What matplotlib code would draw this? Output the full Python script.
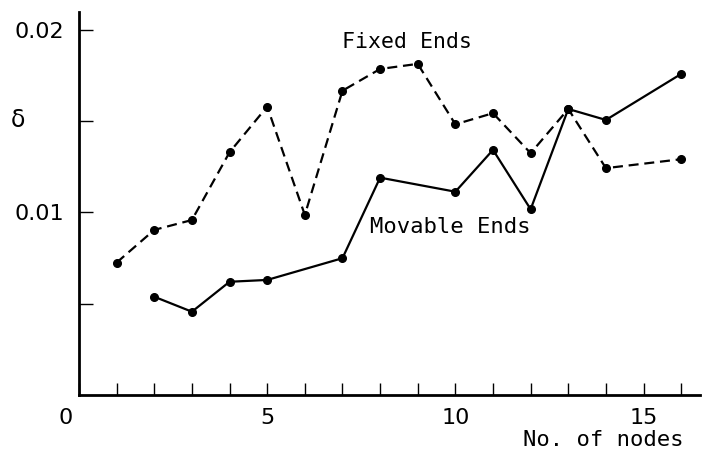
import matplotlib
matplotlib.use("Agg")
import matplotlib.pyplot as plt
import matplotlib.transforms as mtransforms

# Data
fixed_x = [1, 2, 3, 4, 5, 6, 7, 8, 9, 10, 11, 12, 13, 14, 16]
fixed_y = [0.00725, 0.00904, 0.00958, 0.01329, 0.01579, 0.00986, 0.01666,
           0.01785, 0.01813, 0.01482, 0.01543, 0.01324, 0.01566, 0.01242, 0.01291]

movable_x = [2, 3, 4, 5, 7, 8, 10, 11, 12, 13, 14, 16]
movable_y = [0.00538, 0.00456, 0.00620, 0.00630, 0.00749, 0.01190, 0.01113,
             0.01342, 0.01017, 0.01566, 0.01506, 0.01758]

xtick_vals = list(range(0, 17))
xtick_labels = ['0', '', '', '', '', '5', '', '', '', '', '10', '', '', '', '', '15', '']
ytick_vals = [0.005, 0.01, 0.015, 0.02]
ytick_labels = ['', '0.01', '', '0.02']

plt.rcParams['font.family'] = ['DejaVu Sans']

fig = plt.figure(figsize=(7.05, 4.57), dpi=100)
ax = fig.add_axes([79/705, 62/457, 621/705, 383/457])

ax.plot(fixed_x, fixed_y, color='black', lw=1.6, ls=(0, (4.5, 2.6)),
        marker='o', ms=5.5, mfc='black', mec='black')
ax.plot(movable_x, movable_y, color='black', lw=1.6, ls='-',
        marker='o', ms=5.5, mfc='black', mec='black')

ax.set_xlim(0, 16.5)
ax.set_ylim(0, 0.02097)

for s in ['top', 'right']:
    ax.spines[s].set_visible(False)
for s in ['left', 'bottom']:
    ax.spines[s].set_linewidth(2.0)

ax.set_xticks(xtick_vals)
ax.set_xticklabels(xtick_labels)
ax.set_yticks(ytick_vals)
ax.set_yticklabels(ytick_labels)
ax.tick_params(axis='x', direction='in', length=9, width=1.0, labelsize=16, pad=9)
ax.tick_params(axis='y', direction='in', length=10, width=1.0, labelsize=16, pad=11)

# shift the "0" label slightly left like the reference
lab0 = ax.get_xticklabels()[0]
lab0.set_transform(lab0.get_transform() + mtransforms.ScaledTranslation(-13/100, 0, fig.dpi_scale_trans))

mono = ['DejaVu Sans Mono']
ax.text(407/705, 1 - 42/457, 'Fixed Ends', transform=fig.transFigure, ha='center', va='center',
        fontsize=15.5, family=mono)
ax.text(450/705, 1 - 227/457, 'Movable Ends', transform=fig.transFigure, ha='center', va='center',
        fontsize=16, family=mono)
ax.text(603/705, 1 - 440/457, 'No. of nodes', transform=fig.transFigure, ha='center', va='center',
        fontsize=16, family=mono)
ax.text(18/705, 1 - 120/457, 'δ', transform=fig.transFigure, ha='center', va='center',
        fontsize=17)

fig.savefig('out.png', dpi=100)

----------------------------------------

• OBJECTIVE: The lines from the top of the data above through the one holding "ax.spines[s].set_linewidth(2.0)" are to be repeated exactly, and only those, with no pictures.

• RESPONSE:
What matplotlib code would draw this? Output the full Python script.
import matplotlib
matplotlib.use("Agg")
import matplotlib.pyplot as plt
import matplotlib.transforms as mtransforms

# Data
fixed_x = [1, 2, 3, 4, 5, 6, 7, 8, 9, 10, 11, 12, 13, 14, 16]
fixed_y = [0.00725, 0.00904, 0.00958, 0.01329, 0.01579, 0.00986, 0.01666,
           0.01785, 0.01813, 0.01482, 0.01543, 0.01324, 0.01566, 0.01242, 0.01291]

movable_x = [2, 3, 4, 5, 7, 8, 10, 11, 12, 13, 14, 16]
movable_y = [0.00538, 0.00456, 0.00620, 0.00630, 0.00749, 0.01190, 0.01113,
             0.01342, 0.01017, 0.01566, 0.01506, 0.01758]

xtick_vals = list(range(0, 17))
xtick_labels = ['0', '', '', '', '', '5', '', '', '', '', '10', '', '', '', '', '15', '']
ytick_vals = [0.005, 0.01, 0.015, 0.02]
ytick_labels = ['', '0.01', '', '0.02']

plt.rcParams['font.family'] = ['DejaVu Sans']

fig = plt.figure(figsize=(7.05, 4.57), dpi=100)
ax = fig.add_axes([79/705, 62/457, 621/705, 383/457])

ax.plot(fixed_x, fixed_y, color='black', lw=1.6, ls=(0, (4.5, 2.6)),
        marker='o', ms=5.5, mfc='black', mec='black')
ax.plot(movable_x, movable_y, color='black', lw=1.6, ls='-',
        marker='o', ms=5.5, mfc='black', mec='black')

ax.set_xlim(0, 16.5)
ax.set_ylim(0, 0.02097)

for s in ['top', 'right']:
    ax.spines[s].set_visible(False)
for s in ['left', 'bottom']:
    ax.spines[s].set_linewidth(2.0)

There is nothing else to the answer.